A run of records

|---|

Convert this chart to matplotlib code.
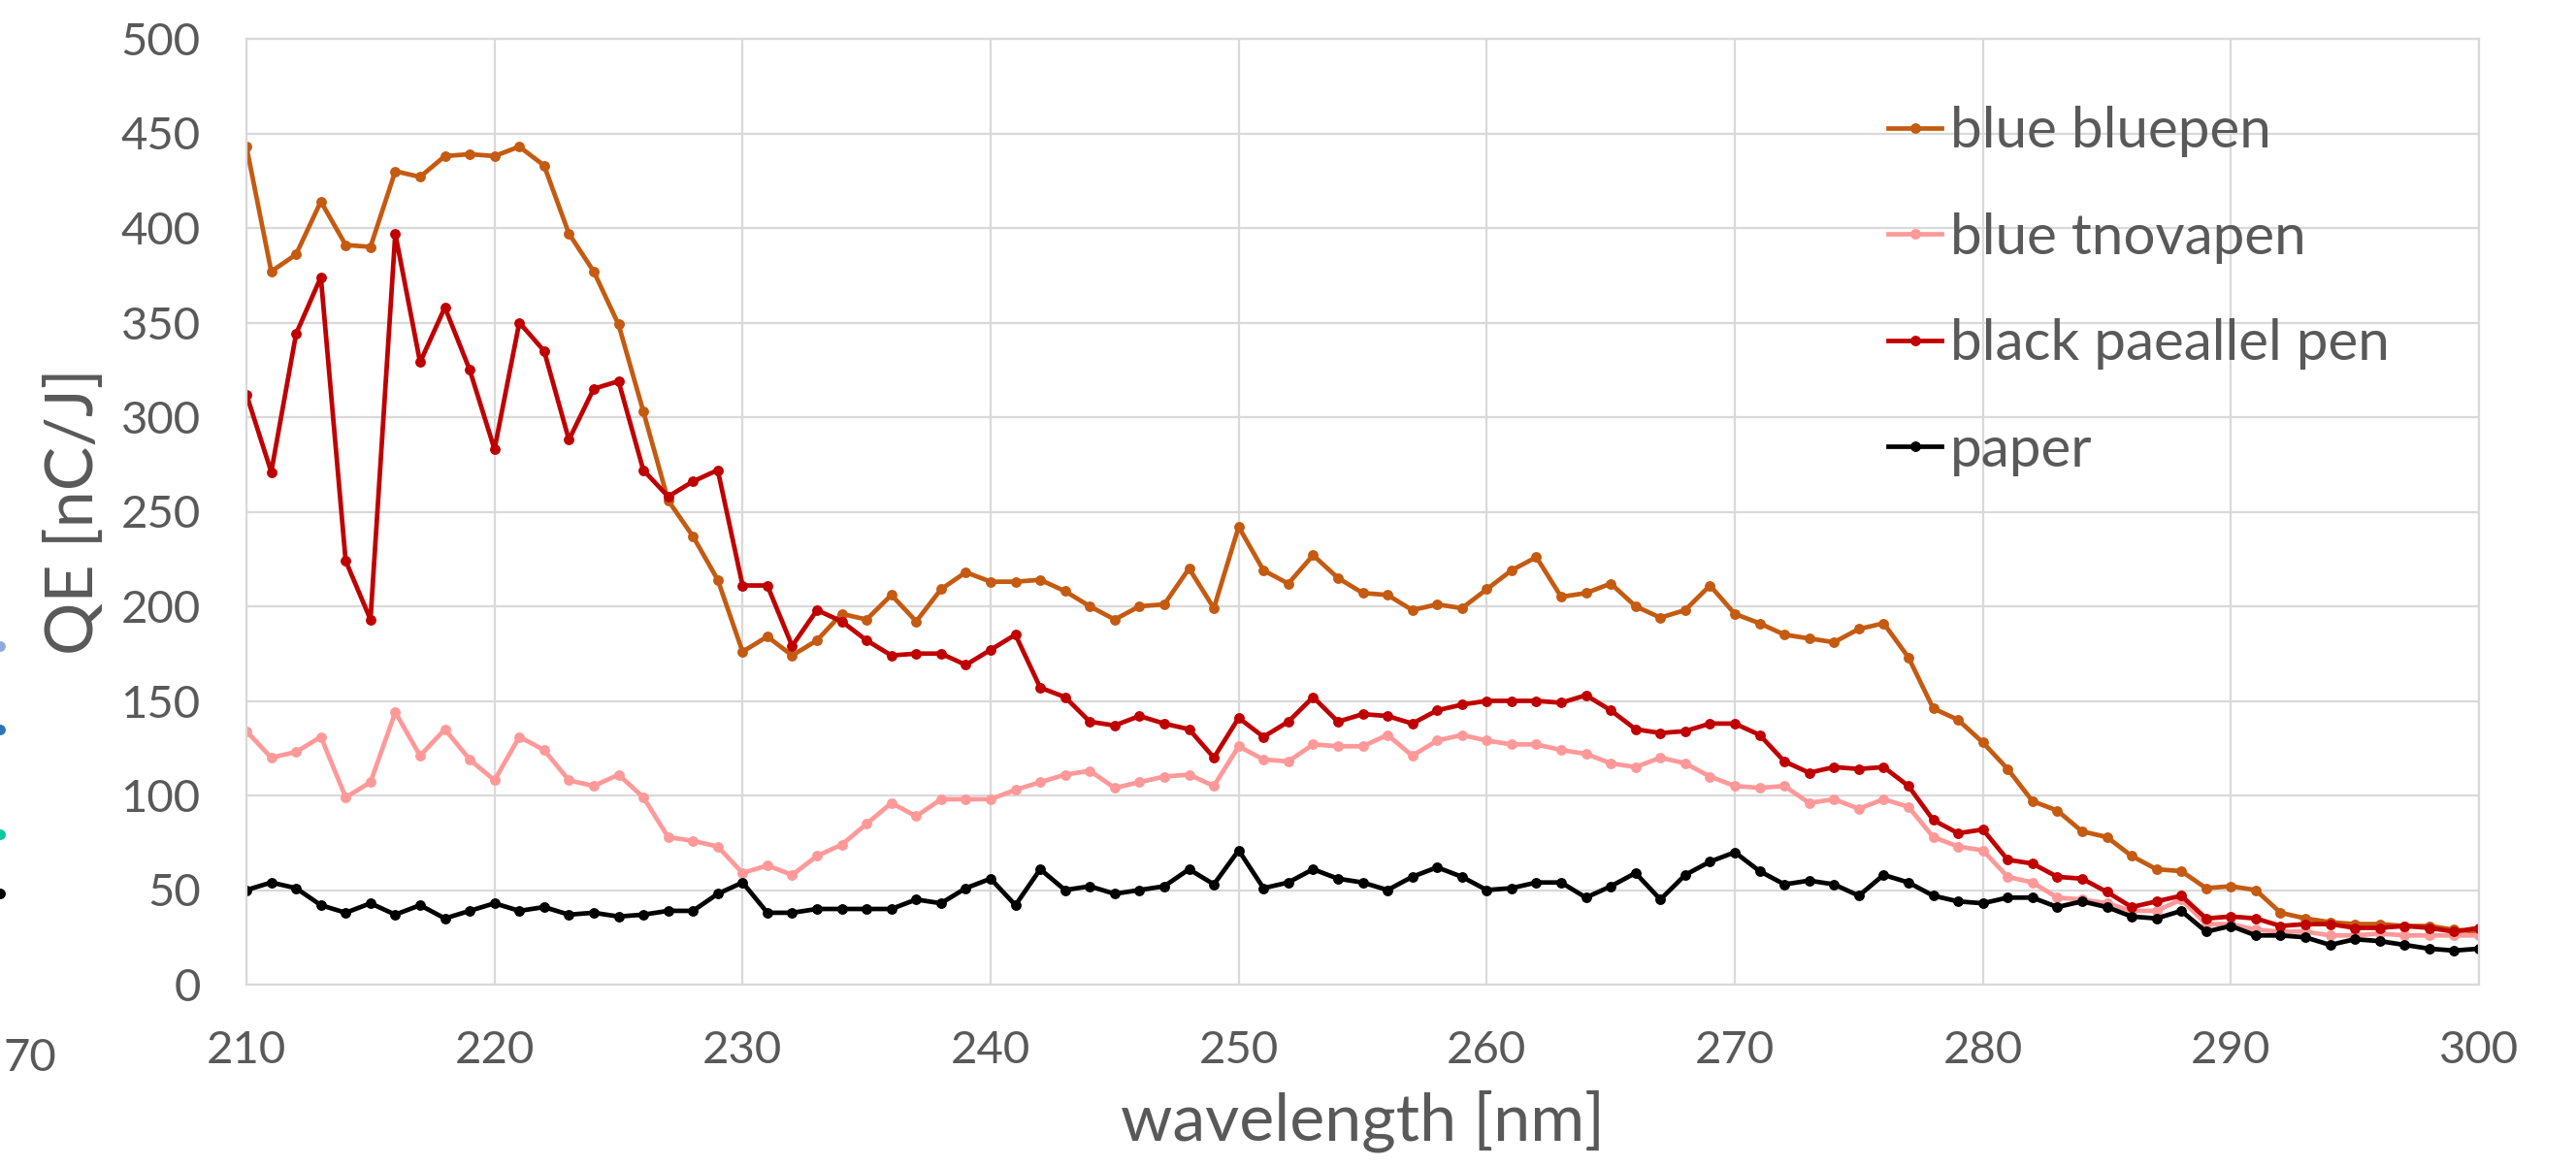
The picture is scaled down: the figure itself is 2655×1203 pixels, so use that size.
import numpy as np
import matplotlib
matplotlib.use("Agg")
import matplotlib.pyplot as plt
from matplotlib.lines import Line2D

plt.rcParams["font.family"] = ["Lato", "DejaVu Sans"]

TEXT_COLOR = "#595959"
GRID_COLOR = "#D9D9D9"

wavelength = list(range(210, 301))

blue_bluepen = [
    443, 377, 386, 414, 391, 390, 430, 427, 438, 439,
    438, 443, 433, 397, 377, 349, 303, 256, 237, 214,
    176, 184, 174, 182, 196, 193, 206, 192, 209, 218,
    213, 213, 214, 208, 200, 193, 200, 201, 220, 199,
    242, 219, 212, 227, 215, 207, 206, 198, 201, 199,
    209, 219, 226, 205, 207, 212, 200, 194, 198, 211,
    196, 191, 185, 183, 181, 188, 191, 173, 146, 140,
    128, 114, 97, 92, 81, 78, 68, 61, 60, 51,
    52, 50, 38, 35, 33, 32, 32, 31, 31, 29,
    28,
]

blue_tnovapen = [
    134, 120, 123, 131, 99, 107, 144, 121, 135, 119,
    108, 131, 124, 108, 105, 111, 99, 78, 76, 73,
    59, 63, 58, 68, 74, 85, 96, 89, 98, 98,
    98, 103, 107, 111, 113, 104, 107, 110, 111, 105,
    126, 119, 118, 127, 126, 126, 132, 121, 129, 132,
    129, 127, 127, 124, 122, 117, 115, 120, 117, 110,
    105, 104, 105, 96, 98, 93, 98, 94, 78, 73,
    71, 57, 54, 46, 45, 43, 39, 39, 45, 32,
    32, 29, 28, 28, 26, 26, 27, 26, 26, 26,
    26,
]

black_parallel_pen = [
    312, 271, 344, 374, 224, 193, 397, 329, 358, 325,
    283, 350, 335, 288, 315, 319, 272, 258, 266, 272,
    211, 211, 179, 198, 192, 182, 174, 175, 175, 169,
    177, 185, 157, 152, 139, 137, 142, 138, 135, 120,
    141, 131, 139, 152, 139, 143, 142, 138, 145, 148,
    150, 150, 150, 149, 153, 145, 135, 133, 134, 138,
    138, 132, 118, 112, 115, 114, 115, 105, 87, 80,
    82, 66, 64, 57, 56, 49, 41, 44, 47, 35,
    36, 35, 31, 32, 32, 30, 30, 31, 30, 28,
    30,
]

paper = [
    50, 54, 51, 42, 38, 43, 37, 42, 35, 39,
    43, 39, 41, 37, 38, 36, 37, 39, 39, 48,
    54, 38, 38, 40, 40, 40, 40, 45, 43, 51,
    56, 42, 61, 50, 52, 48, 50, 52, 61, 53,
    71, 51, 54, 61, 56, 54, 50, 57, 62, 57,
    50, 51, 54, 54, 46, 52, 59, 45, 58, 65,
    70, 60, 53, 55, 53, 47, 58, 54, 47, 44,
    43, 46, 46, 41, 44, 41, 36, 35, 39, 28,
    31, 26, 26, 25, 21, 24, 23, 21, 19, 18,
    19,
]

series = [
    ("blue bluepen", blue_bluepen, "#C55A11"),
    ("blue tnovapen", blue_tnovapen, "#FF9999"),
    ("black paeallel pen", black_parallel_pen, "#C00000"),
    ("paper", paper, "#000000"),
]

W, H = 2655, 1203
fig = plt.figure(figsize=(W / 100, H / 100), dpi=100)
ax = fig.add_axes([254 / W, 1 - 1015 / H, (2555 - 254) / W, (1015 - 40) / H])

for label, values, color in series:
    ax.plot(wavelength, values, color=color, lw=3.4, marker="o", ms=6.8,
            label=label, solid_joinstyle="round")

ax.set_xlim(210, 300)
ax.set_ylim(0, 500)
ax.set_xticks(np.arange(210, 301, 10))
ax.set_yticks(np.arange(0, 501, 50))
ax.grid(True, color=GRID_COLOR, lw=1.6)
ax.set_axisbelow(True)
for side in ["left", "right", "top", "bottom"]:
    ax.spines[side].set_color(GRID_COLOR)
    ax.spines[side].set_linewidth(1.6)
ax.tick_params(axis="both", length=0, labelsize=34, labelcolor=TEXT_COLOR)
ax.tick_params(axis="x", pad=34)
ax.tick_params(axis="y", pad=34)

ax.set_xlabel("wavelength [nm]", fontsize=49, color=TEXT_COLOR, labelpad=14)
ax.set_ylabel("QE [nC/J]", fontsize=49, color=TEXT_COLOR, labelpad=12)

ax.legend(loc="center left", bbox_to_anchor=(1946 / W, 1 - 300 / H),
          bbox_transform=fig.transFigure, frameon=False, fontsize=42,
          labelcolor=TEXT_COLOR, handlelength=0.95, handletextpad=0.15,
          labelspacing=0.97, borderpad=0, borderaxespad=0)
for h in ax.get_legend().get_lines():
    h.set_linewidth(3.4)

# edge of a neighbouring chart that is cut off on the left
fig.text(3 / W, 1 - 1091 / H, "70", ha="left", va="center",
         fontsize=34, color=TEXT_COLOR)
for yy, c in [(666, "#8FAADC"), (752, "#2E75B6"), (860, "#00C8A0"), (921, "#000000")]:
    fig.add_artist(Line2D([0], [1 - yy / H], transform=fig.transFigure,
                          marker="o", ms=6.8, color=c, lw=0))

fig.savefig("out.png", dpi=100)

|---|

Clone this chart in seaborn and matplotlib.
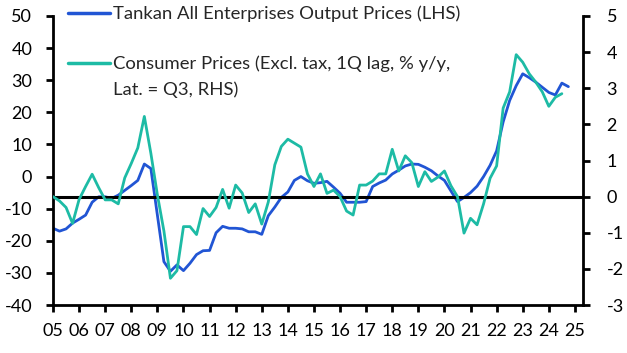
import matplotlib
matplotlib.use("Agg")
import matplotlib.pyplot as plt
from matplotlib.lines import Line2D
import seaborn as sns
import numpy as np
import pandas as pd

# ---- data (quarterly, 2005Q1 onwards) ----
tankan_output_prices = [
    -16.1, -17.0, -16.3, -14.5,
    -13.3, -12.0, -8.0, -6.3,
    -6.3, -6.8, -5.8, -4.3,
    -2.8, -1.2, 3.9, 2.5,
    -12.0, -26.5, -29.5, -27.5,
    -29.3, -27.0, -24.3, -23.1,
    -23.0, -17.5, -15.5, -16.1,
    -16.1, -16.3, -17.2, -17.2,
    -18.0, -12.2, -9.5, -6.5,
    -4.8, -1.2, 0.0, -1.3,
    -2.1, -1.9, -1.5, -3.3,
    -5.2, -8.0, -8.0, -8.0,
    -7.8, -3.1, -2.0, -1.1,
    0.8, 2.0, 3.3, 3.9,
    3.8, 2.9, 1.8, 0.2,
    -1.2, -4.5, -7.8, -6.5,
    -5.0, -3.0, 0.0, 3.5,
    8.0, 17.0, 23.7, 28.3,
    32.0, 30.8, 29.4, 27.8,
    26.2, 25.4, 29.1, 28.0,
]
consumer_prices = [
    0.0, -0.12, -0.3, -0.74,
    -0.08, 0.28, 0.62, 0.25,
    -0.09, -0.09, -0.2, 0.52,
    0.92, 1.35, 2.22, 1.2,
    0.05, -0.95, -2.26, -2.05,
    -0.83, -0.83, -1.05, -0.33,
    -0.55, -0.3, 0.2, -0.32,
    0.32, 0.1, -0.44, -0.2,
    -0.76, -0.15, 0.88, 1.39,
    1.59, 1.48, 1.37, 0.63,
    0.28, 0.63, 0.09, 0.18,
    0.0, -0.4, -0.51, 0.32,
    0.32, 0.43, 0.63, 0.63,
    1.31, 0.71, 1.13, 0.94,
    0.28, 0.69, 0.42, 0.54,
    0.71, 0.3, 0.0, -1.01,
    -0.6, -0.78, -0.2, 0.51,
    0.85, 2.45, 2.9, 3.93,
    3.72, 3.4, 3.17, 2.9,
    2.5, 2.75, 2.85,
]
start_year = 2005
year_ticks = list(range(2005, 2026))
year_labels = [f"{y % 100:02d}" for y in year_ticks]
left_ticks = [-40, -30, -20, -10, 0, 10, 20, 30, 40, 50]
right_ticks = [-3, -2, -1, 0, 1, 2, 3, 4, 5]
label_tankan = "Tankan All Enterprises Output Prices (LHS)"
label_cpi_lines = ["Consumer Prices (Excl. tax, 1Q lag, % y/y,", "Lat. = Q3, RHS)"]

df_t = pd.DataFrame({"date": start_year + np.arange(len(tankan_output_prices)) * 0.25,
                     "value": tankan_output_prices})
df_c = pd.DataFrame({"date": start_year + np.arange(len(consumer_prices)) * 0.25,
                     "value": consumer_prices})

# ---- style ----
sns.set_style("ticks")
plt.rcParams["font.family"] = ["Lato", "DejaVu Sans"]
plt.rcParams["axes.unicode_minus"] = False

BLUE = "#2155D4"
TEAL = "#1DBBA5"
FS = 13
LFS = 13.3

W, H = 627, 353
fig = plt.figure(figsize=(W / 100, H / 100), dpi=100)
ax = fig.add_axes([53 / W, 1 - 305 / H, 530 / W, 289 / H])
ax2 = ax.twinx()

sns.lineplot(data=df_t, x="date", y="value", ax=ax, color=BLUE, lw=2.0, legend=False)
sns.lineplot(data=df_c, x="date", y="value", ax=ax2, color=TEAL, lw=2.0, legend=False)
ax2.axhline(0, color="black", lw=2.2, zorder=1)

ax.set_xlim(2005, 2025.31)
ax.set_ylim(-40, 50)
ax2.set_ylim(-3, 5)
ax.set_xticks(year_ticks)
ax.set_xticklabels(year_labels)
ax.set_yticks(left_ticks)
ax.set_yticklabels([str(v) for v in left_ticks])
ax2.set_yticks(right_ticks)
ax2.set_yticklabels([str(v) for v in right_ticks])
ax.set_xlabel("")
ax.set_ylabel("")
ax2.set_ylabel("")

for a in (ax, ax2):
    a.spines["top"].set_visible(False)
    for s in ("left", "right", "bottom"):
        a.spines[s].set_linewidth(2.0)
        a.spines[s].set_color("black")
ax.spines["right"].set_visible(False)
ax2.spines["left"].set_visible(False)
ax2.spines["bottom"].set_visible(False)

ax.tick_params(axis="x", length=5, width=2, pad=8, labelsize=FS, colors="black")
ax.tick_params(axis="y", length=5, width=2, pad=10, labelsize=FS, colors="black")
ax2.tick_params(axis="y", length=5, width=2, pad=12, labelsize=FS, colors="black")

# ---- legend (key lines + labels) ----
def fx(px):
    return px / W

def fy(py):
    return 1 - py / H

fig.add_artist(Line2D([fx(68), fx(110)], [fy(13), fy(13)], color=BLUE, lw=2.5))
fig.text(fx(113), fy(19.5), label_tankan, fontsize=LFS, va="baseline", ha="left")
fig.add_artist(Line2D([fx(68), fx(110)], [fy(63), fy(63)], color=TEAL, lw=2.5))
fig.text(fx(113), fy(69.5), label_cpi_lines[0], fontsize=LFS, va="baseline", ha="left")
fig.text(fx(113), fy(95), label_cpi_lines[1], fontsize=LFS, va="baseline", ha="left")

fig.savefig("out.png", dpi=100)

|---|

Take the lines from the line with "The picture is" through the line with "wavelength = list(range(210, 301))", both ends included, and give them again exactly, with nothing else.

The picture is scaled down: the figure itself is 2655×1203 pixels, so use that size.
import numpy as np
import matplotlib
matplotlib.use("Agg")
import matplotlib.pyplot as plt
from matplotlib.lines import Line2D

plt.rcParams["font.family"] = ["Lato", "DejaVu Sans"]

TEXT_COLOR = "#595959"
GRID_COLOR = "#D9D9D9"

wavelength = list(range(210, 301))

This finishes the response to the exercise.